Apple Restores Card Checkout For Indian Users After More Than Four Years
- Andrej Botka
- 3 days ago
- 2 min read

Apple Is Gradually Allowing Visa And Mastercard Debit And Credit Cards For Subscriptions And App Purchases
Apple has begun reintroducing card-based payments for customers in India, more than four years after it suspended the option. The company is rolling the capability out in stages, enabling eligible Visa and Mastercard debit and credit cards to be linked to Apple Accounts for subscriptions such as iCloud+ and Apple Music, along with purchases from the App Store.
The change follows a period in which Indian users turned to the country’s dominant immediate payments system, bank transfers and Apple Account credits to pay for recurring services. A person familiar with the company’s plans said Apple has updated its back-end systems to meet Indian requirements and has revised online help pages to reflect the new option. The phased rollout will be extended to more users over the coming weeks and months, the source said.
India’s recurring-payment rules, set out by the central bank beginning in 2021 and phased in afterward, required merchants and payment processors to strengthen customer authentication, use tokenized card identifiers and stop holding full card details on file. Those protections forced many international and domestic businesses to retool billing systems, and in mid-2022 Apple paused direct card debits while it adjusted to the new technical and compliance demands.
Regulators in several major markets have pushed global technology firms to tailor services to local law, and Apple is no exception. The company has modified aspects of how it sells and charges for apps and services in places such as the European Union, Japan and South Korea after legal and regulatory shifts. For Indian consumers, the return of card payments means an additional way to pay alongside UPI, net banking and Apple Account balance — an arrangement that could matter as the company’s installed base widens.

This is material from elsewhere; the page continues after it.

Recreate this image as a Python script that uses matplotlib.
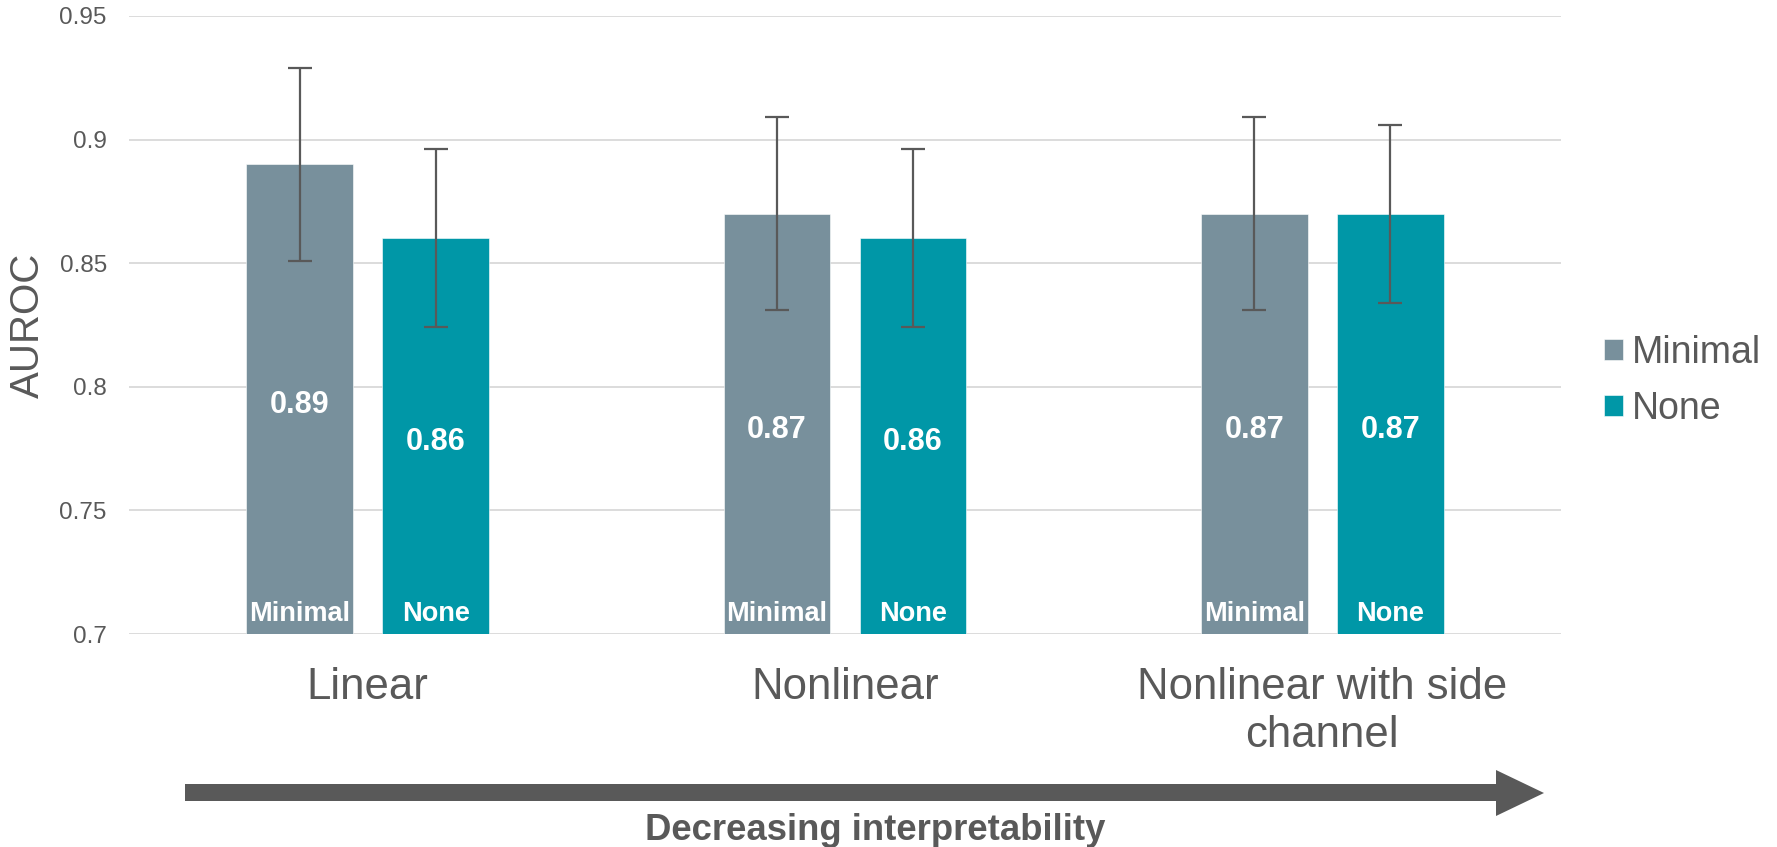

Industry observers say the move reduces friction for subscribers and may help lower involuntary churn when renewals fail. “Adding cards back into the mix addresses a real headache for recurring billing,” said a payments analyst at Counterpoint Research. He added that Apple’s services arm in India has been expanding at a rate greater than one in ten year over year, so giving users more choice in how they pay is becoming more important.
The decision has also reignited talk about whether Apple will launch its own mobile wallet in India. Media reports in recent months have said the company has explored an Indian rollout of its contactless-payments service, but no formal announcement has been made. Apple declined to comment for this article.